After edit: as several replies have helpfully noted, one way to test the proposed model is to look at data from other countries, and another way to test it would be to look at data from different (earlier) historical periods in the same or different countries. Much work needs to be done to accept the causal mechanism proposed in the submitted link, but meanwhile we can check the narrower issue of whether participation in organized religion has the same time trend (reduction over time) as fertility rates in various countries of interest.
A study which also attempted to model societies that weren't trending towards religious extinction be a lot more useful (the states were most likely chosen for readily available data rather than being selected due to being exceptional in their levels of religious disaffiliation). Right now I'm seeing a correlation between "nations which make detailed census data available in convenient form to academic researchers" and increasing levels of religious disaffiliation and low birth rates.
The same model would probably fit quite well to countries where there's a marked trend increase in a specific religious affiliation, like Indonesia where dominant and growing Islam may hypothetically be decades away from making other affiliations extinct. Does Indonesia have a correspondingly much higher fertility rate? Actually no (~2.28), especially not if you control for other variables like poverty and infant mortality that are known to be correlated with high fertility rates. And it's dropping.
So, what's your point? We have all had this ingrained in us since our first statistics class. Saying that correlation does not equal causation really says nothing. It does not agree. It does not disagree. The only thing this does is easily dismiss something of importance, which by definition has a connection to the discussion.
Correlation != causation is laziness at it finest.
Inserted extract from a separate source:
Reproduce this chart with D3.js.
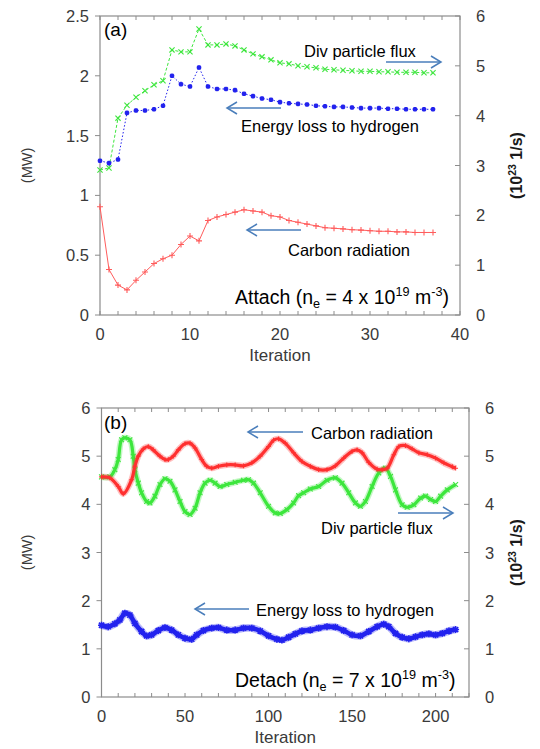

Go to Wikipedia and search for "Demographics of X" where X is a nation from the list given in the above-linked article: Australia, Austria, Canada, Czech Republic, Finland, Ireland, the Netherlands, New Zealand, and Switzerland.
(Nation/ Total Fertility Rate) (Australia/ 1.97) (Austria/ 1.41) (Canada/ 1.58) (Czech Republic/ 1.49) (Finland/ 1.85) (Ireland/ 2.1) (Netherlands/ 1.66) (New Zealand/ 2.1) (Switzerland/ 1.46)
Those numbers are for the years 2007 to 2009, depending on the nation. Note that only Ireland and New Zealand are at replacement levels. Residual Catholic natalism may explain Ireland's current fertility (given their loss of religion, don't expect that to last). Reading between the lines in the Wikipedia article for New Zealand, it seems that the Maori and Pacific Islanders are doing more than their fair share of baby-making. My guess is that they are more religious than the contracepting whites.
Bottom line: Lack of religion is either non-adaptive from a fitness perspective, or it is strongly tied to traits which are themselves non-adaptive.
UPDATE: I can't get the formatting right on that table of fertility rates.